* Task objective *
Reproduce the data exactly.

* Data section *
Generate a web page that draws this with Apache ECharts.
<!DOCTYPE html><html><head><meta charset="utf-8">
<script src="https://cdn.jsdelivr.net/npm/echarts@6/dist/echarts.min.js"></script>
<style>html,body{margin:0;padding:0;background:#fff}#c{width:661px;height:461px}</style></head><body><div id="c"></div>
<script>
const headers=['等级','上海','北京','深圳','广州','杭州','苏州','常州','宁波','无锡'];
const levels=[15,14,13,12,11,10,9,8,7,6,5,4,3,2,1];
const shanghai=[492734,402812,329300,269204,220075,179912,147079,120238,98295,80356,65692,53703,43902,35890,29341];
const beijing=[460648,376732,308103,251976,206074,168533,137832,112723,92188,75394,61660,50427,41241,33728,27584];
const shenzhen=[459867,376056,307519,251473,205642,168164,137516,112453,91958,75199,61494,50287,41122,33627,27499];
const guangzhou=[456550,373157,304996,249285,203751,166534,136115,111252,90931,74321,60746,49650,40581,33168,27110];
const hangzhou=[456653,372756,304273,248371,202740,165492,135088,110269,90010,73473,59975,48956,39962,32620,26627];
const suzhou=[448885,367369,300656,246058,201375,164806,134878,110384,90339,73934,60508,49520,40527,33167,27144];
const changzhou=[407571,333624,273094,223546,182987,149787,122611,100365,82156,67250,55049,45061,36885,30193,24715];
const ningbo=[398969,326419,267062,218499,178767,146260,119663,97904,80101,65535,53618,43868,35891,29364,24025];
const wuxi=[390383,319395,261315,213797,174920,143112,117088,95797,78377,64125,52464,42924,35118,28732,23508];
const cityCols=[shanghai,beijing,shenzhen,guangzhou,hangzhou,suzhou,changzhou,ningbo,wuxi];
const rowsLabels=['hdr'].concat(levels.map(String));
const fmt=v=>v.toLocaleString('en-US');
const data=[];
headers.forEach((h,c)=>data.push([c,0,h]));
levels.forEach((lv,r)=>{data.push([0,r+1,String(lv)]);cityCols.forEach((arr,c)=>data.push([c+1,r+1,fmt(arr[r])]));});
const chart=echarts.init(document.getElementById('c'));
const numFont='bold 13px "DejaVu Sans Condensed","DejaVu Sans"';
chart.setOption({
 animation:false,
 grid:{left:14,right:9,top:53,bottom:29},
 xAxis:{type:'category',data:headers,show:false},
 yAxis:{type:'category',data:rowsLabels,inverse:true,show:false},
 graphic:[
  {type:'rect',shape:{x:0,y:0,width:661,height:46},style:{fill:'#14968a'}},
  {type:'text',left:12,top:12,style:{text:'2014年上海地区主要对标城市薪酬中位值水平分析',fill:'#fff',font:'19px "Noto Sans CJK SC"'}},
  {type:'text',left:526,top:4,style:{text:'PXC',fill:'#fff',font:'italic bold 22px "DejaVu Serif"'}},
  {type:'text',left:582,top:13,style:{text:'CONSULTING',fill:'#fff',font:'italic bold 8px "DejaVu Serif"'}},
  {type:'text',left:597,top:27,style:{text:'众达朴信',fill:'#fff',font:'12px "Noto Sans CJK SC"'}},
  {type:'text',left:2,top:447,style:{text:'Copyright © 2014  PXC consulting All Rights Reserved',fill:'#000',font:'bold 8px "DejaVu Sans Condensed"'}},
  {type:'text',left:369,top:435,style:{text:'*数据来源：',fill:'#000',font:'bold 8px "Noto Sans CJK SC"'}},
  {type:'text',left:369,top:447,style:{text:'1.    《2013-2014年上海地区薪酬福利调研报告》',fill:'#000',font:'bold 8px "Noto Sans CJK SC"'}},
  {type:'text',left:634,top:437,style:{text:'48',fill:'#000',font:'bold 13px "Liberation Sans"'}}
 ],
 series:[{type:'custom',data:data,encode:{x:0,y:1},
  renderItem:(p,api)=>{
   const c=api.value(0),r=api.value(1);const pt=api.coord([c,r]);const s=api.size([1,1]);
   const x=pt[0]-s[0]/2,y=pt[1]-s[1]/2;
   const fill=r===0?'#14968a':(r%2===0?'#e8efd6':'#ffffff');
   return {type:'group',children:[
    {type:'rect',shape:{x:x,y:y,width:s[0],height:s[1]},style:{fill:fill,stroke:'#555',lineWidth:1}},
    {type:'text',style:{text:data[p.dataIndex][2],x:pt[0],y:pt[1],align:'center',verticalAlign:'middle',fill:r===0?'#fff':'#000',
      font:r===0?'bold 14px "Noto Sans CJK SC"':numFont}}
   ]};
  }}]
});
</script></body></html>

* Solved exercise *
Generate a web page that draws this with Apache ECharts.
<!DOCTYPE html><html><head><meta charset="utf-8">
<script src="https://cdn.jsdelivr.net/npm/echarts@6/dist/echarts.min.js"></script>
<style>html,body{margin:0;padding:0;background:#fff}#c{width:661px;height:461px}</style></head><body><div id="c"></div>
<script>
const headers=['等级','上海','北京','深圳','广州','杭州','苏州','常州','宁波','无锡'];
const levels=[15,14,13,12,11,10,9,8,7,6,5,4,3,2,1];
const shanghai=[492734,402812,329300,269204,220075,179912,147079,120238,98295,80356,65692,53703,43902,35890,29341];
const beijing=[460648,376732,308103,251976,206074,168533,137832,112723,92188,75394,61660,50427,41241,33728,27584];
const shenzhen=[459867,376056,307519,251473,205642,168164,137516,112453,91958,75199,61494,50287,41122,33627,27499];
const guangzhou=[456550,373157,304996,249285,203751,166534,136115,111252,90931,74321,60746,49650,40581,33168,27110];
const hangzhou=[456653,372756,304273,248371,202740,165492,135088,110269,90010,73473,59975,48956,39962,32620,26627];
const suzhou=[448885,367369,300656,246058,201375,164806,134878,110384,90339,73934,60508,49520,40527,33167,27144];
const changzhou=[407571,333624,273094,223546,182987,149787,122611,100365,82156,67250,55049,45061,36885,30193,24715];
const ningbo=[398969,326419,267062,218499,178767,146260,119663,97904,80101,65535,53618,43868,35891,29364,24025];
const wuxi=[390383,319395,261315,213797,174920,143112,117088,95797,78377,64125,52464,42924,35118,28732,23508];
const cityCols=[shanghai,beijing,shenzhen,guangzhou,hangzhou,suzhou,changzhou,ningbo,wuxi];
const rowsLabels=['hdr'].concat(levels.map(String));
const fmt=v=>v.toLocaleString('en-US');
const data=[];
headers.forEach((h,c)=>data.push([c,0,h]));
levels.forEach((lv,r)=>{data.push([0,r+1,String(lv)]);cityCols.forEach((arr,c)=>data.push([c+1,r+1,fmt(arr[r])]));});
const chart=echarts.init(document.getElementById('c'));
const numFont='bold 13px "DejaVu Sans Condensed","DejaVu Sans"';
chart.setOption({
 animation:false,
 grid:{left:14,right:9,top:53,bottom:29},
 xAxis:{type:'category',data:headers,show:false},
 yAxis:{type:'category',data:rowsLabels,inverse:true,show:false},
 graphic:[
  {type:'rect',shape:{x:0,y:0,width:661,height:46},style:{fill:'#14968a'}},
  {type:'text',left:12,top:12,style:{text:'2014年上海地区主要对标城市薪酬中位值水平分析',fill:'#fff',font:'19px "Noto Sans CJK SC"'}},
  {type:'text',left:526,top:4,style:{text:'PXC',fill:'#fff',font:'italic bold 22px "DejaVu Serif"'}},
  {type:'text',left:582,top:13,style:{text:'CONSULTING',fill:'#fff',font:'italic bold 8px "DejaVu Serif"'}},
  {type:'text',left:597,top:27,style:{text:'众达朴信',fill:'#fff',font:'12px "Noto Sans CJK SC"'}},
  {type:'text',left:2,top:447,style:{text:'Copyright © 2014  PXC consulting All Rights Reserved',fill:'#000',font:'bold 8px "DejaVu Sans Condensed"'}},
  {type:'text',left:369,top:435,style:{text:'*数据来源：',fill:'#000',font:'bold 8px "Noto Sans CJK SC"'}},
  {type:'text',left:369,top:447,style:{text:'1.    《2013-2014年上海地区薪酬福利调研报告》',fill:'#000',font:'bold 8px "Noto Sans CJK SC"'}},
  {type:'text',left:634,top:437,style:{text:'48',fill:'#000',font:'bold 13px "Liberation Sans"'}}
 ],
 series:[{type:'custom',data:data,encode:{x:0,y:1},
  renderItem:(p,api)=>{
   const c=api.value(0),r=api.value(1);const pt=api.coord([c,r]);const s=api.size([1,1]);
   const x=pt[0]-s[0]/2,y=pt[1]-s[1]/2;
   const fill=r===0?'#14968a':(r%2===0?'#e8efd6':'#ffffff');
   return {type:'group',children:[
    {type:'rect',shape:{x:x,y:y,width:s[0],height:s[1]},style:{fill:fill,stroke:'#555',lineWidth:1}},
    {type:'text',style:{text:data[p.dataIndex][2],x:pt[0],y:pt[1],align:'center',verticalAlign:'middle',fill:r===0?'#fff':'#000',
      font:r===0?'bold 14px "Noto Sans CJK SC"':numFont}}
   ]};
  }}]
});
</script></body></html>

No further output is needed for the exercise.